Exercise objective
Copy out exactly the lines from the one holding "Convert this chart" through the one holding "75.42, 76.17, 77.63, 78.99, 80.55, 82.56, 83.97, 85.12, 85.83]", ends included; omit images.

Data records
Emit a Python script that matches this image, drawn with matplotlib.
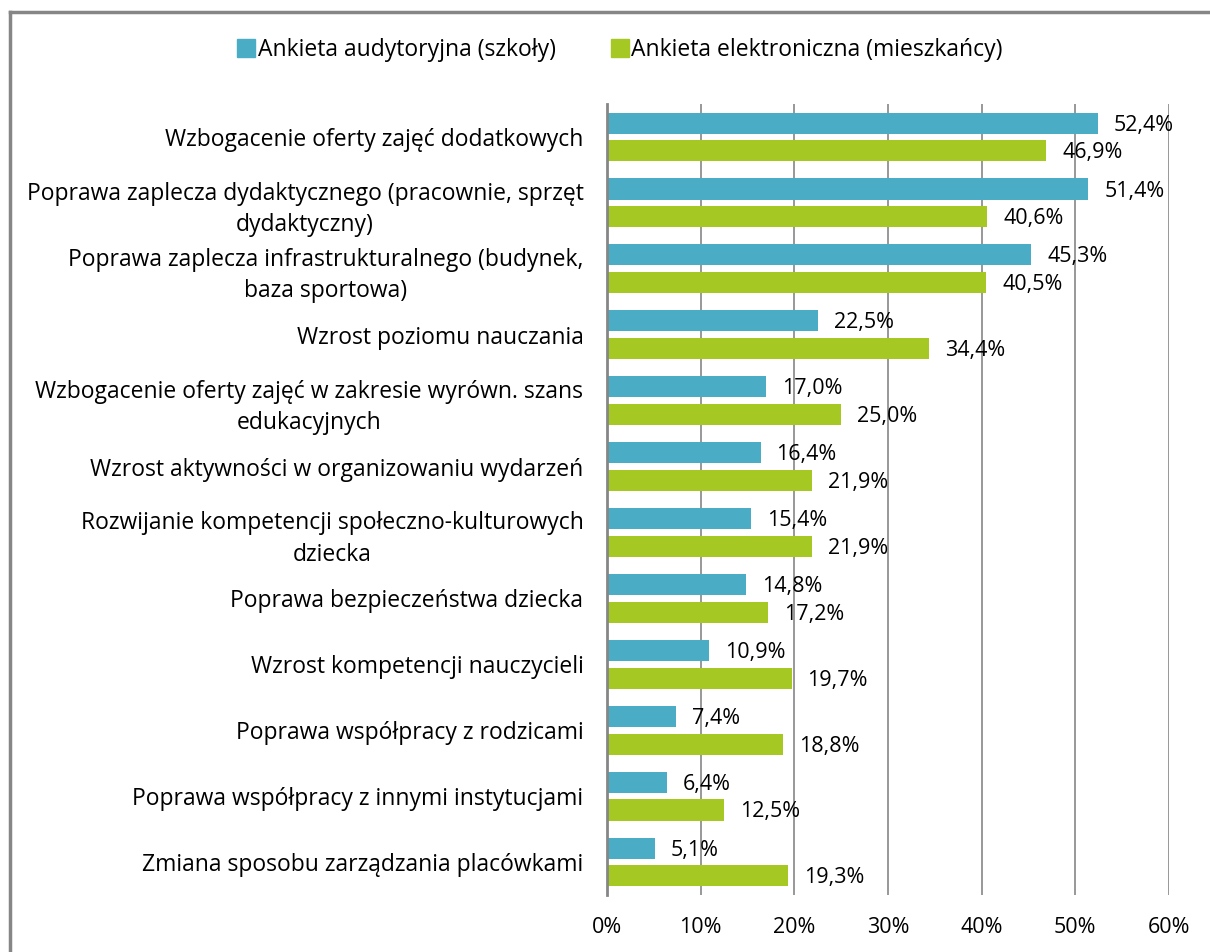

--

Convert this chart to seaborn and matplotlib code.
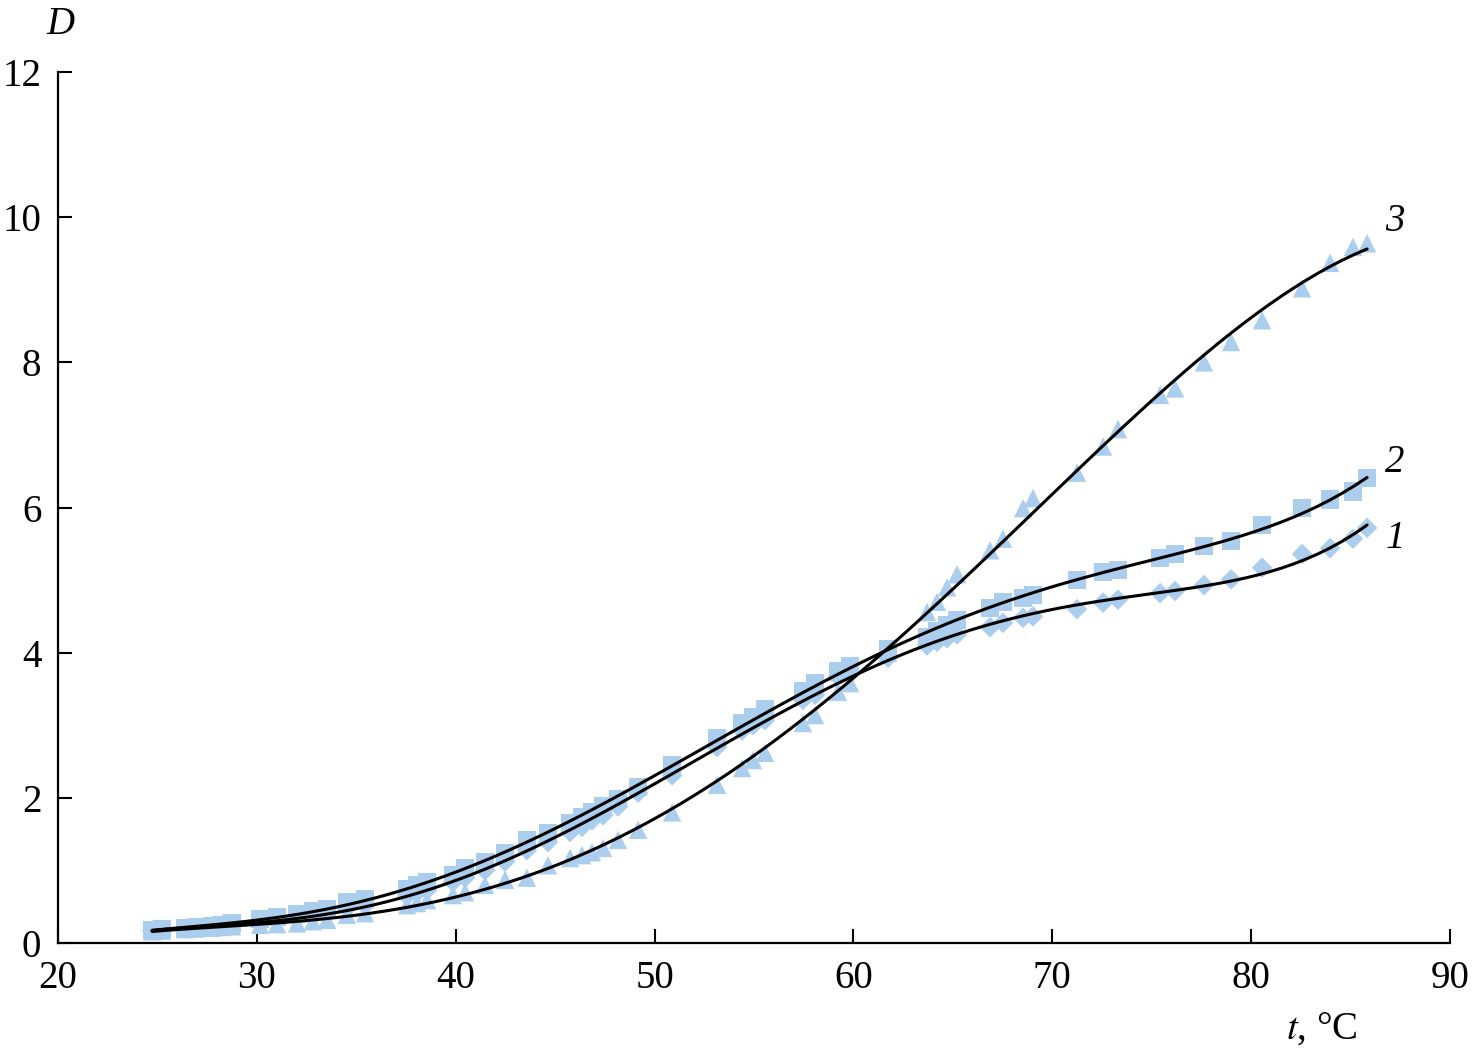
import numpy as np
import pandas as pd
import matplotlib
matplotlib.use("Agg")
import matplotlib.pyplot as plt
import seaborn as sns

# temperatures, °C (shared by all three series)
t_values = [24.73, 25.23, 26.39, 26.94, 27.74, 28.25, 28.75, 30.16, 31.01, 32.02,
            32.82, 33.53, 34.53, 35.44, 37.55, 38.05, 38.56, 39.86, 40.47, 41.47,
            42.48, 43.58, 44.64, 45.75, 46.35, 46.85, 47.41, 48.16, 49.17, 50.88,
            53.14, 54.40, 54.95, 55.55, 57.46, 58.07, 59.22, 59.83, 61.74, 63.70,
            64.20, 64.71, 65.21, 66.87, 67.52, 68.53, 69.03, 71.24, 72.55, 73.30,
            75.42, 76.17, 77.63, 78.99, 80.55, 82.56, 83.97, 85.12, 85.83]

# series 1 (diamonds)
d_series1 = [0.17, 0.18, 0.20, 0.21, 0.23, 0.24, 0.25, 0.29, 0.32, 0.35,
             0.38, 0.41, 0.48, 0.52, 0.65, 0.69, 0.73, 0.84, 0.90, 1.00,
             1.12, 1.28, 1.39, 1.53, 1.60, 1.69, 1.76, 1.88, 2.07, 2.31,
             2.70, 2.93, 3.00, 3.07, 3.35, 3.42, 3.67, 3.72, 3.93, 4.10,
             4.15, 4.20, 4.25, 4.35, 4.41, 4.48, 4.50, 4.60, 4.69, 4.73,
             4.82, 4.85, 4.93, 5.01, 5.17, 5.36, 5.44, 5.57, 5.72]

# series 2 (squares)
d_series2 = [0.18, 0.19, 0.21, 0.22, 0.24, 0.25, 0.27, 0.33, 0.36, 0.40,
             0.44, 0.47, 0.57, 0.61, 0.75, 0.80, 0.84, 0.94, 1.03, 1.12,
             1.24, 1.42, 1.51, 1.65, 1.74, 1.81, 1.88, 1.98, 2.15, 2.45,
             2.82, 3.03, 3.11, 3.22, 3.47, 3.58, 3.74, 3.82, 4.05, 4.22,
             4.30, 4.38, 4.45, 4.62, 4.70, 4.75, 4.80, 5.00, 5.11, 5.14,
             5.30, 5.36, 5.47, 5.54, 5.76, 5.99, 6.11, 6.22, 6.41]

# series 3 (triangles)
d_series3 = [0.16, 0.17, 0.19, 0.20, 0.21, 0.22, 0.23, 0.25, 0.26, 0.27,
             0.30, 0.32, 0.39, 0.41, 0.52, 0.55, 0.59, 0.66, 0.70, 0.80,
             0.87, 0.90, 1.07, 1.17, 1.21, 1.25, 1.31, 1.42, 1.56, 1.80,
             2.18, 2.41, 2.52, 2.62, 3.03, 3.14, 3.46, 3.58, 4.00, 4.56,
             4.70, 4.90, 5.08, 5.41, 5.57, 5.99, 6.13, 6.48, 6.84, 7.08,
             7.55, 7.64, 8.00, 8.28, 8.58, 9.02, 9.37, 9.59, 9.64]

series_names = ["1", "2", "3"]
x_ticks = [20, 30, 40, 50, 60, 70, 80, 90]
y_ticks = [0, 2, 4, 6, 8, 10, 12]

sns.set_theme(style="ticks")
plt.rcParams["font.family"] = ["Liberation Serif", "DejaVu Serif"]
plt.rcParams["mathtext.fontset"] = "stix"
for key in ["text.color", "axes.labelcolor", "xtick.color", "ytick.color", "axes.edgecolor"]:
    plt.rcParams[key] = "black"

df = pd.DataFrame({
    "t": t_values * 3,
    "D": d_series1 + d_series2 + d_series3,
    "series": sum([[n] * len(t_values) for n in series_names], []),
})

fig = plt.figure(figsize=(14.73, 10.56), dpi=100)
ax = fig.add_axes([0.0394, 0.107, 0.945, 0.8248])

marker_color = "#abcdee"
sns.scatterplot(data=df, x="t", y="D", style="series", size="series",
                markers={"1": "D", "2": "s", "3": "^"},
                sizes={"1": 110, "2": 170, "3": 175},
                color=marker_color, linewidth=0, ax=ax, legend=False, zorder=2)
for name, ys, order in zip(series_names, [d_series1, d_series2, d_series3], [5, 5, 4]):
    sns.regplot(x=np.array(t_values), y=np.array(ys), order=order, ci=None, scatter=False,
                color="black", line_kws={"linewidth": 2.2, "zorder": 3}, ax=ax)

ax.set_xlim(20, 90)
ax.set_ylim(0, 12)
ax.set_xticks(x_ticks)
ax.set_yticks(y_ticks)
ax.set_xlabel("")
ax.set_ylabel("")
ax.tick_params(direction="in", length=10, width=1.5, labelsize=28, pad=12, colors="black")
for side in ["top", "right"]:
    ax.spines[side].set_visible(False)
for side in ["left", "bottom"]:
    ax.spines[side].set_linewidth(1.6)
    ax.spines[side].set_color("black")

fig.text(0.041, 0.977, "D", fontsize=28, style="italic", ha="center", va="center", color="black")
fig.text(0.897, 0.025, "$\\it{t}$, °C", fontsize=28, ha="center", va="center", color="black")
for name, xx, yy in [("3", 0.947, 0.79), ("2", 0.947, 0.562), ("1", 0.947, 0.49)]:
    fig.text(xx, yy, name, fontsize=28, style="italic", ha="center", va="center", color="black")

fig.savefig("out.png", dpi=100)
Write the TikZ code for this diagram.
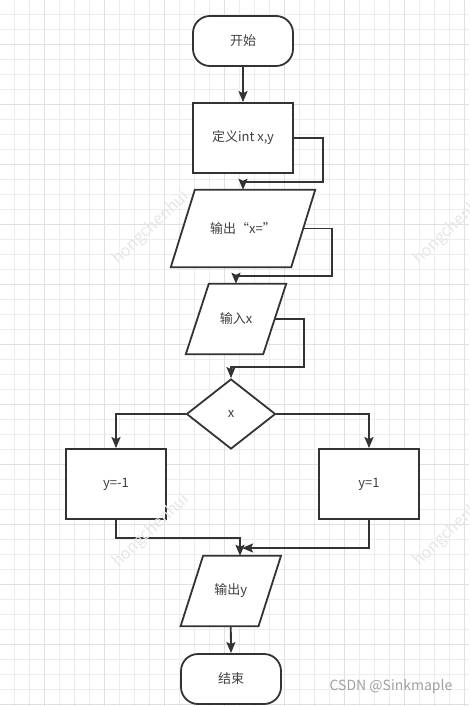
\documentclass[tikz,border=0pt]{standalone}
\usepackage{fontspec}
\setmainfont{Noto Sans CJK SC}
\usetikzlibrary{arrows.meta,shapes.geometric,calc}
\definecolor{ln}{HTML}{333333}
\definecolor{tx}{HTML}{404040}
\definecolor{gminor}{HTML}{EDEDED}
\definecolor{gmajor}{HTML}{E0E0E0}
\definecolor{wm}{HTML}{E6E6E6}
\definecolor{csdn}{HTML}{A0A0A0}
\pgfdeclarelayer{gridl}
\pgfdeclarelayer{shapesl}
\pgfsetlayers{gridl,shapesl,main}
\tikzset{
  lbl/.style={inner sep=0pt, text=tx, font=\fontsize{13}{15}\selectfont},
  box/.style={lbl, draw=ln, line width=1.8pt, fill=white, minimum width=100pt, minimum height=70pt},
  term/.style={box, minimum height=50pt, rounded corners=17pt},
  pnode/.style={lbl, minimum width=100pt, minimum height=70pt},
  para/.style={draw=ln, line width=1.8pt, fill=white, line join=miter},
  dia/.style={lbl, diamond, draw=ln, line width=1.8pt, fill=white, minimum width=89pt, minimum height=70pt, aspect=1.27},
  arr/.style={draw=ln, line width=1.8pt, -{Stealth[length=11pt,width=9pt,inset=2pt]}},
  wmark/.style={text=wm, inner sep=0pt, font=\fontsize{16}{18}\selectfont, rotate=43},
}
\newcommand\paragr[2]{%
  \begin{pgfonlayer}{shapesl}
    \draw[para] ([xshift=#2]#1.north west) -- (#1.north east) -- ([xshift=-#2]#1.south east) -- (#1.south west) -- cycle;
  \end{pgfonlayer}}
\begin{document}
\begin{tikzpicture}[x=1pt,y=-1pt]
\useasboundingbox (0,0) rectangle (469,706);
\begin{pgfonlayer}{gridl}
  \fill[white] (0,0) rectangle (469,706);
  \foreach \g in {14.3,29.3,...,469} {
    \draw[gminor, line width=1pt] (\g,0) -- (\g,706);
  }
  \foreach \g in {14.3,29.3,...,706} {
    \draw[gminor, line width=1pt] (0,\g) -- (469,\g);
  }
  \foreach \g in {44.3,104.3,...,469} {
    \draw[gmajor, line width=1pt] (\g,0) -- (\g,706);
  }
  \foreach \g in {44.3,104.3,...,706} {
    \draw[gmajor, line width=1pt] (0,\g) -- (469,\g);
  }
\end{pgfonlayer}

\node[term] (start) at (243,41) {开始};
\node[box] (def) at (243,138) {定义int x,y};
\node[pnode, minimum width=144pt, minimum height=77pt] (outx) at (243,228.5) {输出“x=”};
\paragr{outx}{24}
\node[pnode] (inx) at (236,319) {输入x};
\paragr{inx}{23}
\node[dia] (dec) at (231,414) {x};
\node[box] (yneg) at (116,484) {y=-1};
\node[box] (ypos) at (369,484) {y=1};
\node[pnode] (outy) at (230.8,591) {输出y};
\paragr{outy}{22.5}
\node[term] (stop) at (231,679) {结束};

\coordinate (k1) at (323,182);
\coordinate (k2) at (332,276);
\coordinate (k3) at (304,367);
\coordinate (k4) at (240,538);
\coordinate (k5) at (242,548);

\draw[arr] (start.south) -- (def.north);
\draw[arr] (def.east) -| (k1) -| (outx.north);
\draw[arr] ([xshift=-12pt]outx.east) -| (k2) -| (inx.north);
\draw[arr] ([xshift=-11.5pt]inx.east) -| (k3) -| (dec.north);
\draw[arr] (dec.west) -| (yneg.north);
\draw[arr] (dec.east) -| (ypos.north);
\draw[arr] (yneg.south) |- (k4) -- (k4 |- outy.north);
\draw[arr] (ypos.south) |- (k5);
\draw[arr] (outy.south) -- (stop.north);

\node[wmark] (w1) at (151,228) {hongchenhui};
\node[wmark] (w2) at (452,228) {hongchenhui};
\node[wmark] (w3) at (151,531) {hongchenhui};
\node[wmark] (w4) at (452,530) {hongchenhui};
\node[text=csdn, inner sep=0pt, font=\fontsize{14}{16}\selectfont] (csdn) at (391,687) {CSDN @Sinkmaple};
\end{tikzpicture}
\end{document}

Task solution
Convert this chart to seaborn and matplotlib code.
import numpy as np
import pandas as pd
import matplotlib
matplotlib.use("Agg")
import matplotlib.pyplot as plt
import seaborn as sns

# temperatures, °C (shared by all three series)
t_values = [24.73, 25.23, 26.39, 26.94, 27.74, 28.25, 28.75, 30.16, 31.01, 32.02,
            32.82, 33.53, 34.53, 35.44, 37.55, 38.05, 38.56, 39.86, 40.47, 41.47,
            42.48, 43.58, 44.64, 45.75, 46.35, 46.85, 47.41, 48.16, 49.17, 50.88,
            53.14, 54.40, 54.95, 55.55, 57.46, 58.07, 59.22, 59.83, 61.74, 63.70,
            64.20, 64.71, 65.21, 66.87, 67.52, 68.53, 69.03, 71.24, 72.55, 73.30,
            75.42, 76.17, 77.63, 78.99, 80.55, 82.56, 83.97, 85.12, 85.83]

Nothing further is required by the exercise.